Engineers Guide to Steel Structure Load Analysis and Design

Imagine a skyscraper standing tall against the elements—bearing its own weight while resisting powerful winds, heavy snowfall, and even seismic shocks. The backbone of this resilience lies in steel's exceptional properties, but ensuring structural safety requires precise analysis and design of various loads. What types of loads must steel structures endure? How are these loads quantified and evaluated? This article explores the characteristics, calculation methods, and practical considerations of different load types in steel structure design, based on the Indian Standard IS 875:1987, serving as a comprehensive reference for structural engineers.

Dead loads, as the name suggests, are constant forces that remain fixed in position throughout a structure's lifespan. These fundamental loads primarily include:

• Structural self-weight: The primary component, calculated by multiplying member volumes by material density (steel typically weighs 7850 kg/m³).
• Permanent building elements: Fixed partitions, finishes, roofing materials, and installed equipment that contribute lasting weight.

Accurate dead load estimation is crucial—underestimation risks structural failure while overestimation leads to material waste. Engineers must meticulously review design specifications and material properties.

Live loads (or imposed loads) vary in magnitude and location based on building usage:

• Occupancy loads: Differ by building type—residential, office, or commercial spaces require distinct design values.
• Movable items: Furniture, equipment, and storage typically modeled as equivalent uniform loads.
• Non-permanent partitions: Adjustable walls treated as live loads due to positional variability.

Determining live loads requires analyzing functional requirements, occupancy density, and equipment layouts while consulting relevant codes.

Wind-induced pressures depend on:

• Basic wind pressure: Region-specific baseline values from meteorological data.
• Topographic effects: Terrain features like hills or valleys that amplify wind speeds.
• Height adjustments: Velocity increases with elevation above ground.
• Shape factors: Building geometry influences pressure distribution.

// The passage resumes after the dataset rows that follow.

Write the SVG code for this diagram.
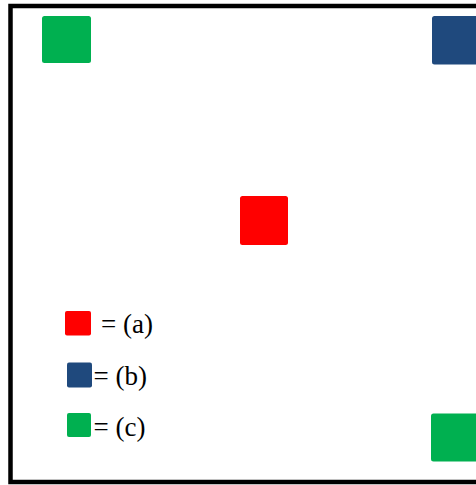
<svg xmlns="http://www.w3.org/2000/svg" width="476" height="485" viewBox="0 0 476 485">
  <style>
    .a { fill: #FF0000; }
    .b { fill: #1F497D; }
    .c { fill: #00B050; }
    .lbl { font-family: "Liberation Serif", "Times New Roman", serif; font-size: 27px; fill: #000000; }
  </style>
  <rect id="frame" x="10.5" y="6" width="480" height="476" fill="#FFFFFF" stroke="#000000" stroke-width="4.5"/>
  <g id="node-c-topleft"><rect class="c" x="42" y="16" width="49" height="47" rx="2.5"/></g>
  <g id="node-b-topright"><rect class="b" x="432" y="16" width="50" height="48.5" rx="2.5"/></g>
  <g id="node-a-center"><rect class="a" x="240" y="196" width="48" height="49" rx="2.5"/></g>
  <g id="node-c-bottomright"><rect class="c" x="431" y="413.5" width="50" height="48" rx="2.5"/></g>
  <g id="legend-a">
    <rect class="a" x="65" y="311" width="26" height="24.5" rx="2"/>
    <text class="lbl" x="101" y="333">= (a)</text>
  </g>
  <g id="legend-b">
    <rect class="b" x="67" y="362.5" width="25" height="25" rx="2"/>
    <text class="lbl" x="93.5" y="384.5">= (b)</text>
  </g>
  <g id="legend-c">
    <rect class="c" x="67" y="413" width="24" height="24" rx="2"/>
    <text class="lbl" x="93.5" y="435.5">= (c)</text>
  </g>
</svg>
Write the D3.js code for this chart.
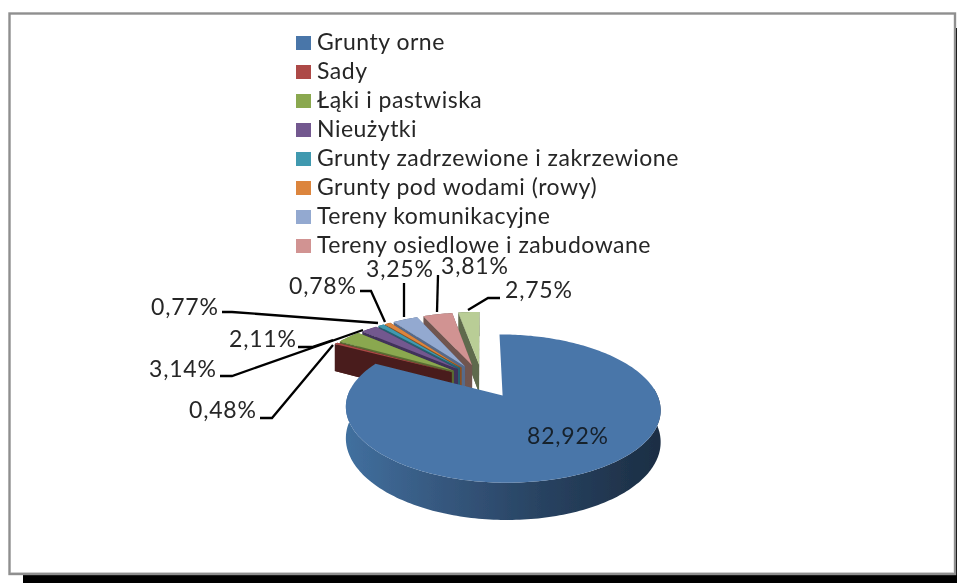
<!DOCTYPE html>
<html><head><meta charset="utf-8">
<style>html,body{margin:0;padding:0;background:#fff}svg{display:block}text{font-family:Lato,"Open Sans",sans-serif;fill:#262626;font-size:23px}</style>
<script src="https://cdnjs.cloudflare.com/ajax/libs/d3/7.8.5/d3.min.js"></script>
</head><body><svg id="c" width="957" height="583"></svg>
<script>
const categories = ["Grunty orne","Sady","Łąki i pastwiska","Nieużytki","Grunty zadrzewione i zakrzewione","Grunty pod wodami (rowy)","Tereny komunikacyjne","Tereny osiedlowe i zabudowane","Pozostałe"];
const values = [82.92,0.48,3.14,2.11,0.77,0.78,3.25,3.81,2.75];
const valueLabels = ["82,92%","0,48%","3,14%","2,11%","0,77%","0,78%","3,25%","3,81%","2,75%"];
const topColors = ["#4a76a9","#ad4a47","#8aa84f","#73588f","#4199af","#dc853d","#93a9d0","#d19392","#b9cd96"];
const wallColors = ["#2f5078","#4a1f1c","#5a6b33","#40305a","#25606f","#8a5020","#566a8a","#6f5450","#5f6b4d"];
const legendCount = 8;

const svg = d3.select("#c");
const defs = svg.append("defs");
const blur = defs.append("filter").attr("id","soft").attr("x","-5%").attr("y","-5%").attr("width","110%").attr("height","110%");
blur.append("feGaussianBlur").attr("stdDeviation",0.55);
const g = defs.append("linearGradient").attr("id","wall").attr("gradientUnits","userSpaceOnUse").attr("x1",345).attr("x2",659).attr("y1",0).attr("y2",0);
[[0,"#41709f"],[0.3,"#36587f"],[0.65,"#27415f"],[1,"#1c2e44"]].forEach(s=>g.append("stop").attr("offset",s[0]).attr("stop-color",s[1]));

// frame
svg.append("rect").attr("x",23).attr("y",28).attr("width",934).attr("height",555).attr("fill","#000");
svg.append("rect").attr("x",9.5).attr("y",13.5).attr("width",945.5).attr("height",560.5).attr("fill","#fff").attr("stroke","#8f8f8f").attr("stroke-width",2.4);
svg.append("path").attr("d","M11 572.5H954").attr("stroke","#cfcfcf").attr("stroke-width",1).attr("fill","none");

const root = svg.append("g").attr("filter","url(#soft)");

// projection of the pie plane
const cx=482, cy=380, A=149, B=66.5, k=0.17, depth=29.5;
const explodeOf=i=>i===0?0.26:0.24;
const proj=(X,Y,d=0)=>{const s=1/(1+k*Y);return [cx+A*X*s, cy-B*Y*s+d*s];};
const arcs=d3.pie().sort(null).value(d=>d)(values);
const line=d3.line();
const slices=arcs.map((a,i)=>{
  const b=(a.startAngle+a.endAngle)/2, e=explodeOf(i), ox=e*Math.sin(b), oy=e*Math.cos(b);
  const n=Math.max(2,Math.ceil((a.endAngle-a.startAngle)/0.02));
  const angles=d3.range(n+1).map(j=>a.startAngle+(a.endAngle-a.startAngle)*j/n);
  const plane=angles.map(t=>[ox+Math.sin(t),oy+Math.cos(t)]);
  return {i,ox,oy,plane,angles};
});
function drawSlice(s){
  const P=s.plane, O=[s.ox,s.oy];
  const poly=[O,...P];
  if(s.i!==0){
    root.append("path").attr("d",line([...poly.map(p=>proj(p[0],p[1])),...poly.slice().reverse().map(p=>proj(p[0],p[1],depth))])+"Z").attr("fill",wallColors[s.i]);
    [P[0],P[P.length-1]].forEach(q=>{
      root.append("path").attr("d",line([proj(O[0],O[1]),proj(q[0],q[1]),proj(q[0],q[1],depth),proj(O[0],O[1],depth)])+"Z").attr("fill",wallColors[s.i]);
    });
  } else {
    const front=P.filter((p,j)=>s.angles[j]>Math.PI/2-0.1&&s.angles[j]<Math.PI*1.5+0.1);
    root.append("path").attr("d",line([...front.map(p=>proj(p[0],p[1])),...front.slice().reverse().map(p=>proj(p[0],p[1],depth))])+"Z").attr("fill","url(#wall)");
  }
  root.append("path").attr("d",line(poly.map(p=>proj(p[0],p[1])))+"Z").attr("fill",topColors[s.i]);
}
slices.slice(1).reverse().forEach(drawSlice);
drawSlice(slices[0]);

// leader lines, one per small slice
const leaderPaths=[null,
 [[260,418],[272,418],[333,345]],
 [[220,376],[232,376],[363,330]],
 [[298,347],[312,347],[333,340]],
 [[222,312],[232,312],[378,323]],
 [[360,291],[371,291],[385,322]],
 [[404,283],[404,317]],
 [[438,275],[437,312]],
 [[500,298],[488,298],[468,310]]];
leaderPaths.forEach(p=>{ if(p) root.append("path").attr("d",line(p)).attr("fill","none").attr("stroke","#000").attr("stroke-width",2.3); });
const labelPos=[[527,444],[189,418],[149,377],[229,347],[151,315],[289,294],[366,277],[441,274],[505,298]];
valueLabels.forEach((t,i)=>{ root.append("text").attr("x",labelPos[i][0]).attr("y",labelPos[i][1]).attr("letter-spacing",0.8).style("fill",i===0?"#16202c":null).text(t); });

// legend
const legendY=d3.scalePoint().domain(categories.slice(0,legendCount)).range([43,246]);
categories.slice(0,legendCount).forEach((c,i)=>{
  root.append("rect").attr("x",296).attr("y",legendY(c)-7).attr("width",15).attr("height",14).attr("fill",topColors[i]);
  root.append("text").attr("x",317).attr("y",legendY(c)+7).attr("letter-spacing",0.5).text(c);
});
</script></body></html>
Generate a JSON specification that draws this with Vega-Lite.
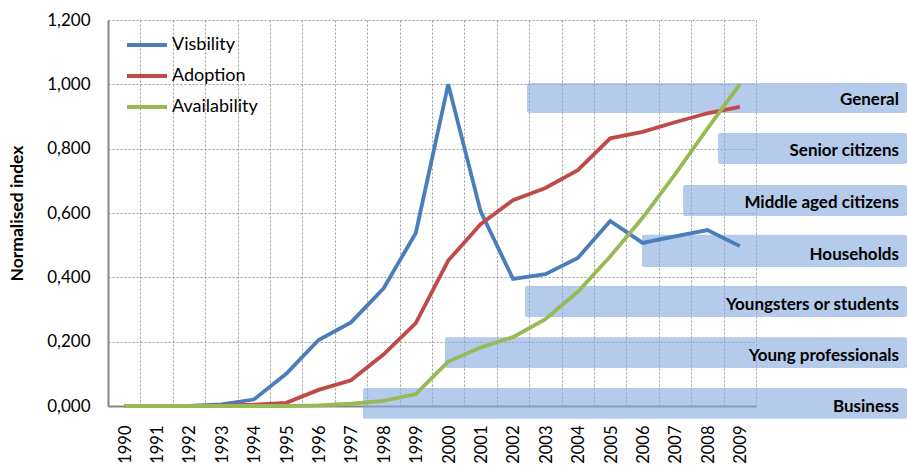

For wind-sensitive structures like high-rises, wind tunnel testing provides more accurate load assessments.

Roof snow accumulation depends on:

• Regional snow data: Baseline values from historical weather records.
• Roof geometry: Slope and features affecting snow accumulation patterns.
• Building importance: Critical facilities require higher safety factors.

Engineers must account for uneven snow distribution, particularly at roof ridges, valleys, and parapets.

Earthquake forces involve complex dynamics influenced by:

• Seismic intensity: Location-specific earthquake potential.
• Soil conditions: Ground characteristics affecting wave propagation.
• Structural dynamics: Natural vibration periods that may resonate with seismic waves.
• Energy dissipation: Damping capacity to reduce vibration effects.

Analysis methods range from simplified response spectrum approaches to detailed time-history analyses for critical structures.

Additional load cases may require evaluation:

• Foundation settlement: Differential sinking in soft soils.
• Elastic shortening: Vertical compression in tall buildings.
• Earth/fluid pressures: For underground structures.
• Dynamic effects: Vibrations, fatigue, or impact scenarios.
• Construction loads: Temporary forces during erection.

Structural engineers must judiciously apply design standards while accounting for project-specific conditions. Continuous learning remains essential as analysis methods and materials evolve.